Today if I was a graduate student and was going to research a paper like this I would do it somewhat differently. I would still read Imperial Eyes and whatever studies about travel writing have been written since that work was published. And I would still base my work on travel accounts written by Westerners. However, for some of my research I would look at those works in a different manner.

In particular, I would use a tool like AntConc, which I discussed in the post below and in this post on my other blog.

SEA Visions

Several years ago some wonderful people at the Cornell University Library digitized many Western travel accounts of Southeast Asia and created a web page called “Southeast Asia Visions” where one can search, browse and read these texts.

In the time since that site was developed, many (if not all) of the texts there have been digitized by other people, and can now be found in places like archive.org. Indeed, I now prefer the archive.org versions of these titles as they are offered in various formats (read online, full text, etc.).

browse

What is still nice about the “Southeast Asia Visions” site, however, is that it is a convenient place to see what travel accounts exist. One can, for instance, browse by time period and see which texts were published at a given time.

So if I was going to research a topic that employed travel writings, I would start at the “Southeast Asia Visions” site to determine what texts exist (they don’t claim to have digitized every travel account, but they have digitized a lot).

archive

I would then go look for those texts on archive.org. Rather than viewing them online at this point, what I would do first is to click on the “full text” link, and to then copy and paste the text of the book in a notepad file which I would then save in ETF-8 encoding (that makes AntConc happy).

Having done that for all of the books that I want to examine (and that could be many more than I would ever have the time to actually read), I would then load them into AntConc and start searching for terms that might relate to whatever it is that I am interested in examining.

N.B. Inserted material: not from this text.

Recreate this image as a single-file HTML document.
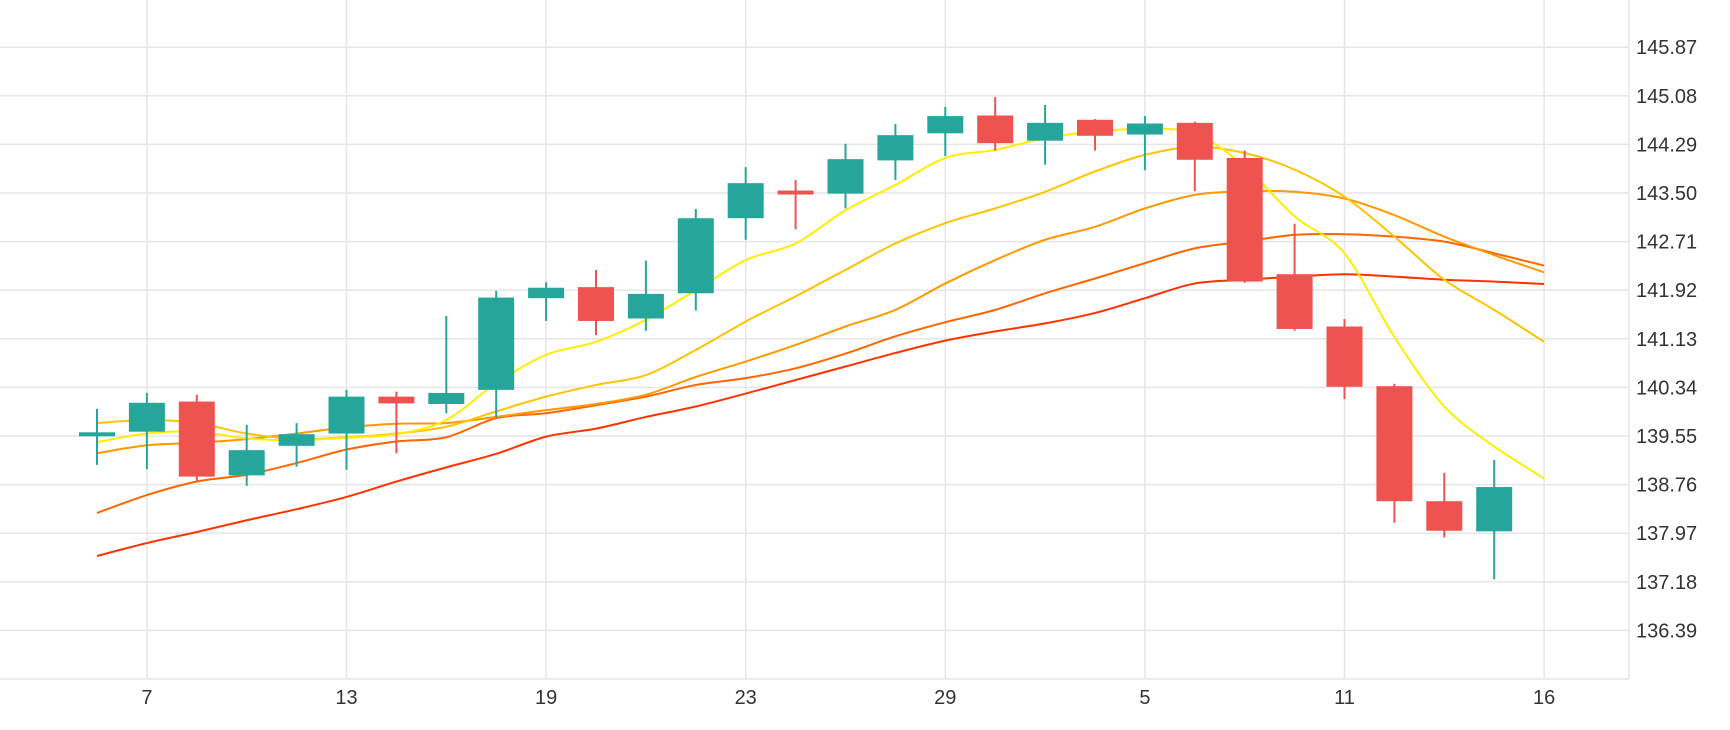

In actuality, there already is a search function at the “Southeast Asia Visions” site, however, I would still create my own corpus of texts and use AntConc to search through them as that tool is much faster and easier to use than the search function on the “Southeast Asia Visions” web site.

Siamese

Finally, after having identified something interesting to examine, I would then read more deeply into the texts (yes, I think it is still important to read. . .). I could do this in AntConc (since the files I created contain the entire texts), or I could read scans of the original text online at archive.org or the “Southeast Asia Visions” site.